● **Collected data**
------------
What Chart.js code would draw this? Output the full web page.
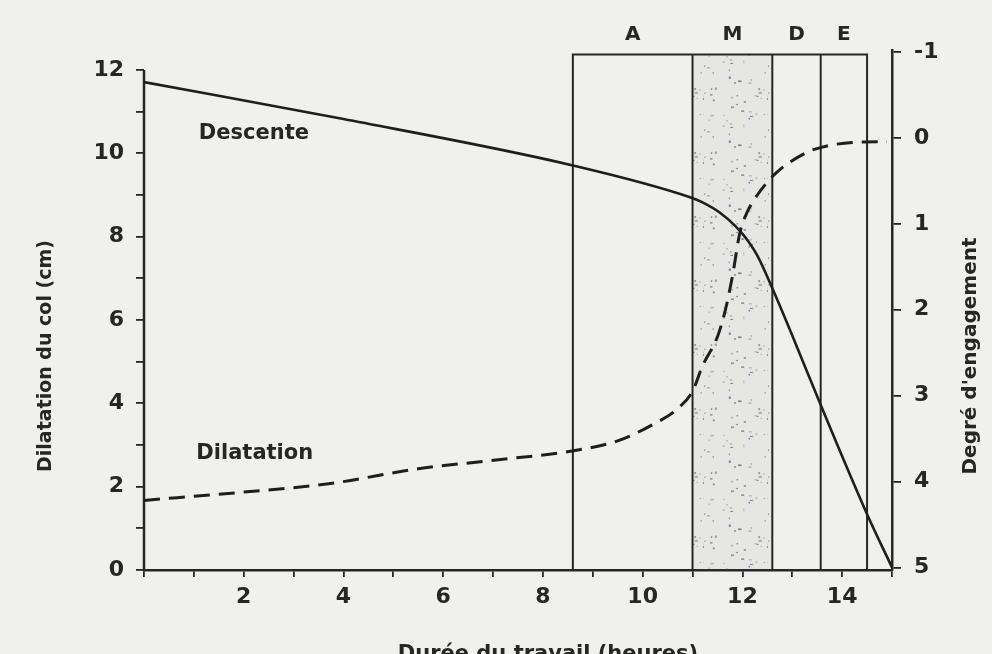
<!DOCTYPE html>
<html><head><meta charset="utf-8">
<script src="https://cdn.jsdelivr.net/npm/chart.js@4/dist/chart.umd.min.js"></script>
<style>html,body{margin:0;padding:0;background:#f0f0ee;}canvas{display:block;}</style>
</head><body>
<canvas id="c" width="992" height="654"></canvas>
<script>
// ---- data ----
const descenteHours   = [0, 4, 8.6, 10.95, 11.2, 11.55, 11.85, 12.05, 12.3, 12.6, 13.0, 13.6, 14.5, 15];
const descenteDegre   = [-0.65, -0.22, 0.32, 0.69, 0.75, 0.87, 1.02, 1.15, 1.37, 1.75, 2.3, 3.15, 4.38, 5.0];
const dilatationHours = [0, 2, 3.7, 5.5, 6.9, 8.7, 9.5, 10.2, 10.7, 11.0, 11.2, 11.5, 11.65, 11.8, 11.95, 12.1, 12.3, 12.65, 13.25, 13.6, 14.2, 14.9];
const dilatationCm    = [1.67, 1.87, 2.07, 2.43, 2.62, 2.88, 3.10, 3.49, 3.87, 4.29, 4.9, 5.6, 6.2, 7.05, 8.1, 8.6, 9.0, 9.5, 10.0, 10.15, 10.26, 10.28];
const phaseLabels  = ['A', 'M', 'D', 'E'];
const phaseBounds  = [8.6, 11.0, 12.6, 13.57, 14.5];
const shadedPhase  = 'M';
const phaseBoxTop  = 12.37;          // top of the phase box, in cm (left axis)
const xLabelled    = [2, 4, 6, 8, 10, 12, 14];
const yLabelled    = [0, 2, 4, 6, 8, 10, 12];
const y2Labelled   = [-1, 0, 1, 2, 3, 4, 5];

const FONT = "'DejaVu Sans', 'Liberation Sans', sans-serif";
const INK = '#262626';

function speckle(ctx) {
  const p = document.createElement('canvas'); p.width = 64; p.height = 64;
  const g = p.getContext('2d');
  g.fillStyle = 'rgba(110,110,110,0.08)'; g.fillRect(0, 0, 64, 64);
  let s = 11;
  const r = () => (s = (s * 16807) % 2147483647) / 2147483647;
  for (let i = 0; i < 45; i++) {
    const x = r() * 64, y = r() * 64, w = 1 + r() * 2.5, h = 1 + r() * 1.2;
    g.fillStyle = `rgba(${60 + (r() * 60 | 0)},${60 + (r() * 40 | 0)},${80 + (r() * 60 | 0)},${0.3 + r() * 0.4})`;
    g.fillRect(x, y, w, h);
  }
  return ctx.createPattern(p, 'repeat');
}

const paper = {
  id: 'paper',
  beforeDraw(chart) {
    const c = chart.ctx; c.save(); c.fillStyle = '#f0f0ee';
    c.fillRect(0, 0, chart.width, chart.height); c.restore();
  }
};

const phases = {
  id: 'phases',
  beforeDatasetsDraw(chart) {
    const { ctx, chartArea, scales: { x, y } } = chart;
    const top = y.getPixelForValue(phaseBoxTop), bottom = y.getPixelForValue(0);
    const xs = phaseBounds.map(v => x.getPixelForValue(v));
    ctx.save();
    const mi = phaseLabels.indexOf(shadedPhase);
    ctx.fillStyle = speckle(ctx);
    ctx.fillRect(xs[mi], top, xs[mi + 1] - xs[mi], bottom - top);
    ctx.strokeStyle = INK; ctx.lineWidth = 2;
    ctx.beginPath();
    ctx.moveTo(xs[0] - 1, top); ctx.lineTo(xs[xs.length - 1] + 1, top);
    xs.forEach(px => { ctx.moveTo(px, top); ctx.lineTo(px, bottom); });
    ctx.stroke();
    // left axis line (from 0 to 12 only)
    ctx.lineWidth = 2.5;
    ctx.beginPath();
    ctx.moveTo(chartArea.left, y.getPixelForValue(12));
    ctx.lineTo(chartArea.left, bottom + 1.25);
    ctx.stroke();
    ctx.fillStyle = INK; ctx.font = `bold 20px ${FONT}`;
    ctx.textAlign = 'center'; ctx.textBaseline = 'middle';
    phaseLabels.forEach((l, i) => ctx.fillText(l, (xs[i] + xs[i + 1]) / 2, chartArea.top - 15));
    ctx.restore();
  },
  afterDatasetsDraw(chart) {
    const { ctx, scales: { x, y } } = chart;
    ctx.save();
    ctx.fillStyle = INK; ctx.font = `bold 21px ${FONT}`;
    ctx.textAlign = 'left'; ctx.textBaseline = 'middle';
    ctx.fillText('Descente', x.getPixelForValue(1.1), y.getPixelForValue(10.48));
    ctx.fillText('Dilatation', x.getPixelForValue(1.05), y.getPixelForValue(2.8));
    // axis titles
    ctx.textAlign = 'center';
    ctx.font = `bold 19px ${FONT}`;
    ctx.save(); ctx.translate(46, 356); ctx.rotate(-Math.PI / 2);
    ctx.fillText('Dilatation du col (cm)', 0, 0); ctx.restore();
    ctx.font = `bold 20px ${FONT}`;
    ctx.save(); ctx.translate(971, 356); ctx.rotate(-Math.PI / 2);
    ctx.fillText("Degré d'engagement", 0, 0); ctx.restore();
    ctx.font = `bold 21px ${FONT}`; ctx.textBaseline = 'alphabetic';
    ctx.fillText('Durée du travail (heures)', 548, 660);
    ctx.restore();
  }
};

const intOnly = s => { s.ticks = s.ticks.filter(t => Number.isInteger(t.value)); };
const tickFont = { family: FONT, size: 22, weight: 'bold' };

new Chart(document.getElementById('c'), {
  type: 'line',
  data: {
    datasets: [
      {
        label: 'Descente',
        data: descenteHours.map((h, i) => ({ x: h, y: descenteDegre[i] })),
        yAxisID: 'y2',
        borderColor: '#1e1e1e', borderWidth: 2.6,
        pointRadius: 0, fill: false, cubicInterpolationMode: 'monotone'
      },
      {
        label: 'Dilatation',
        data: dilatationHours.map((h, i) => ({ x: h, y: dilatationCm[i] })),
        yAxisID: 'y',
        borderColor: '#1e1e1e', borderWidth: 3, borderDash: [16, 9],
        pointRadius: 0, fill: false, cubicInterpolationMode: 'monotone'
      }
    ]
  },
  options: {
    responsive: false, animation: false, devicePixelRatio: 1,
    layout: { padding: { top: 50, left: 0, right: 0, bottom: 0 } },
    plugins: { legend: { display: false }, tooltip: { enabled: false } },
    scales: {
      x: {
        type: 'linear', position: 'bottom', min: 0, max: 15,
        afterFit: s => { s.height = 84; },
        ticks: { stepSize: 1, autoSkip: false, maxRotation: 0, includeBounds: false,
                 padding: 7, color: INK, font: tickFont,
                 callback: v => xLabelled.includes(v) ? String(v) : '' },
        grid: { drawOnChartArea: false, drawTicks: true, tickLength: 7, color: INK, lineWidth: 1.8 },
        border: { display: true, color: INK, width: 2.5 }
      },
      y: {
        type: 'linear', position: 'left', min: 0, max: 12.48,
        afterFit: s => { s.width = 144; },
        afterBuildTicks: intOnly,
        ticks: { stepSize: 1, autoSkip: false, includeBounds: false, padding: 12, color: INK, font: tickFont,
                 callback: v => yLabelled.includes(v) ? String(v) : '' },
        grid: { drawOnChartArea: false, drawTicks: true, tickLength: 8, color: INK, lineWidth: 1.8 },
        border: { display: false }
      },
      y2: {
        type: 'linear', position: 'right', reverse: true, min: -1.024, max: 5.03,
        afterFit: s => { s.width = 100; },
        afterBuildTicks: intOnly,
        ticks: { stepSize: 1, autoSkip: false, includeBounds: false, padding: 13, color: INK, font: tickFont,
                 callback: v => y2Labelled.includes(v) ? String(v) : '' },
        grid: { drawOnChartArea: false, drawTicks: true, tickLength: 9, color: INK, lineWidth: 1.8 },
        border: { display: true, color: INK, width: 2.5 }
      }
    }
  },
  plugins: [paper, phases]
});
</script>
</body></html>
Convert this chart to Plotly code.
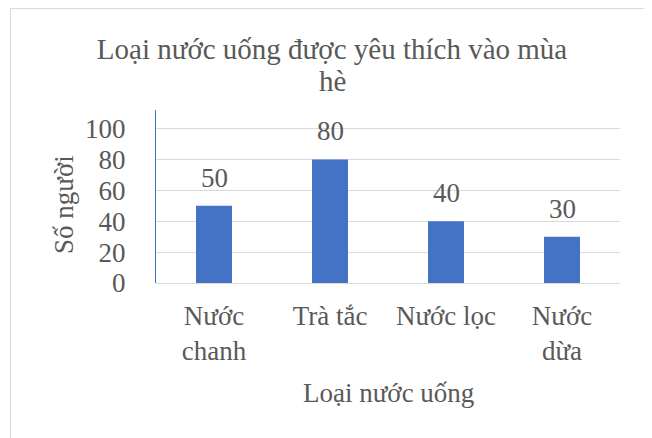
------------
● **WORK INSTRUCTIONS**
Find every line in the records that has the string "this", then state how many there are and nothing else.

● **FULL SOLUTION**
2